** start of Source excerpt **
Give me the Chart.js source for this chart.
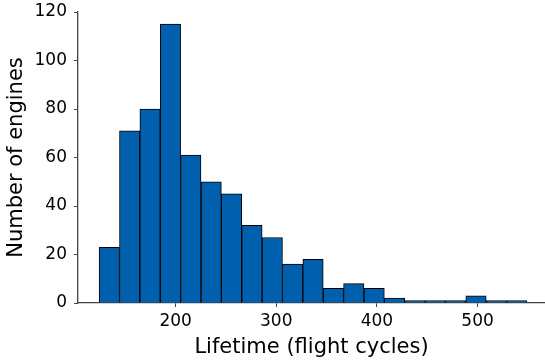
<!DOCTYPE html>
<html>
<head>
<meta charset="utf-8">
<script src="https://cdn.jsdelivr.net/npm/chart.js@4.4.1/dist/chart.umd.min.js"></script>
<style>
  html, body { margin: 0; padding: 0; background: #fff; }
  #wrap { width: 545px; height: 360px; }
</style>
</head>
<body>
<div id="wrap"><canvas id="hist"></canvas></div>
<script>
// histogram of engine lifetimes
const binStart = 124;
const binWidth = 20.24;
const counts = [23, 71, 80, 115, 61, 50, 45, 32, 27, 16, 18, 6, 8, 6, 2, 1, 1, 1, 3, 1, 1];
const xTicks = [200, 300, 400, 500];
const yTicks = [0, 20, 40, 60, 80, 100, 120];

const points = counts.map((c, i) => ({ x: binStart + binWidth * (i + 0.5), y: c }));

const tickFont = { family: "DejaVu Sans", size: 17 };
const titleFont = { family: "DejaVu Sans", size: 21 };

new Chart(document.getElementById("hist").getContext("2d"), {
  type: "bar",
  data: {
    datasets: [
      {
        data: points,
        backgroundColor: "#0060ad",
        borderColor: "#000",
        borderWidth: 1,
        barPercentage: 1,
        categoryPercentage: 1,
      },
    ],
  },
  options: {
    responsive: true,
    maintainAspectRatio: false,
    animation: false,
    layout: { padding: { top: 12, right: 0, left: 4, bottom: 0 } },
    plugins: { legend: { display: false }, tooltip: { enabled: false } },
    scales: {
      x: {
        type: "linear",
        offset: false,
        min: 103,
        max: 567,
        afterBuildTicks: (axis) => { axis.ticks = xTicks.map((v) => ({ value: v })); },
        afterFit: (axis) => { axis.height = 57; axis.paddingLeft = 0; axis.paddingRight = 0; },
        ticks: { font: tickFont, color: "#000", padding: 4 },
        grid: { offset: false, drawOnChartArea: false, drawTicks: true, tickLength: 4, color: "#444" },
        border: { color: "#444", width: 1.3 },
        title: { display: true, text: "Lifetime (flight cycles)", font: titleFont, color: "#000", padding: { top: 0, bottom: 0 } },
      },
      y: {
        min: 0,
        max: 120,
        afterBuildTicks: (axis) => { axis.ticks = yTicks.map((v) => ({ value: v })); },
        afterFit: (axis) => { axis.width = 74; axis.paddingTop = 0; axis.paddingBottom = 0; },
        ticks: { font: tickFont, color: "#000", padding: 7 },
        grid: { offset: false, drawOnChartArea: false, drawTicks: true, tickLength: 4, color: "#444" },
        border: { color: "#444", width: 1.3 },
        title: { display: true, text: "Number of engines", font: titleFont, color: "#000", padding: { top: 0, bottom: 0 } },
      },
    },
  },
});
</script>
</body>
</html>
** end of Source excerpt **
What to do: Repeat the material above verbatim, with no pictures in the output.

Result:
Give me the Chart.js source for this chart.
<!DOCTYPE html>
<html>
<head>
<meta charset="utf-8">
<script src="https://cdn.jsdelivr.net/npm/chart.js@4.4.1/dist/chart.umd.min.js"></script>
<style>
  html, body { margin: 0; padding: 0; background: #fff; }
  #wrap { width: 545px; height: 360px; }
</style>
</head>
<body>
<div id="wrap"><canvas id="hist"></canvas></div>
<script>
// histogram of engine lifetimes
const binStart = 124;
const binWidth = 20.24;
const counts = [23, 71, 80, 115, 61, 50, 45, 32, 27, 16, 18, 6, 8, 6, 2, 1, 1, 1, 3, 1, 1];
const xTicks = [200, 300, 400, 500];
const yTicks = [0, 20, 40, 60, 80, 100, 120];

const points = counts.map((c, i) => ({ x: binStart + binWidth * (i + 0.5), y: c }));

const tickFont = { family: "DejaVu Sans", size: 17 };
const titleFont = { family: "DejaVu Sans", size: 21 };

new Chart(document.getElementById("hist").getContext("2d"), {
  type: "bar",
  data: {
    datasets: [
      {
        data: points,
        backgroundColor: "#0060ad",
        borderColor: "#000",
        borderWidth: 1,
        barPercentage: 1,
        categoryPercentage: 1,
      },
    ],
  },
  options: {
    responsive: true,
    maintainAspectRatio: false,
    animation: false,
    layout: { padding: { top: 12, right: 0, left: 4, bottom: 0 } },
    plugins: { legend: { display: false }, tooltip: { enabled: false } },
    scales: {
      x: {
        type: "linear",
        offset: false,
        min: 103,
        max: 567,
        afterBuildTicks: (axis) => { axis.ticks = xTicks.map((v) => ({ value: v })); },
        afterFit: (axis) => { axis.height = 57; axis.paddingLeft = 0; axis.paddingRight = 0; },
        ticks: { font: tickFont, color: "#000", padding: 4 },
        grid: { offset: false, drawOnChartArea: false, drawTicks: true, tickLength: 4, color: "#444" },
        border: { color: "#444", width: 1.3 },
        title: { display: true, text: "Lifetime (flight cycles)", font: titleFont, color: "#000", padding: { top: 0, bottom: 0 } },
      },
      y: {
        min: 0,
        max: 120,
        afterBuildTicks: (axis) => { axis.ticks = yTicks.map((v) => ({ value: v })); },
        afterFit: (axis) => { axis.width = 74; axis.paddingTop = 0; axis.paddingBottom = 0; },
        ticks: { font: tickFont, color: "#000", padding: 7 },
        grid: { offset: false, drawOnChartArea: false, drawTicks: true, tickLength: 4, color: "#444" },
        border: { color: "#444", width: 1.3 },
        title: { display: true, text: "Number of engines", font: titleFont, color: "#000", padding: { top: 0, bottom: 0 } },
      },
    },
  },
});
</script>
</body>
</html>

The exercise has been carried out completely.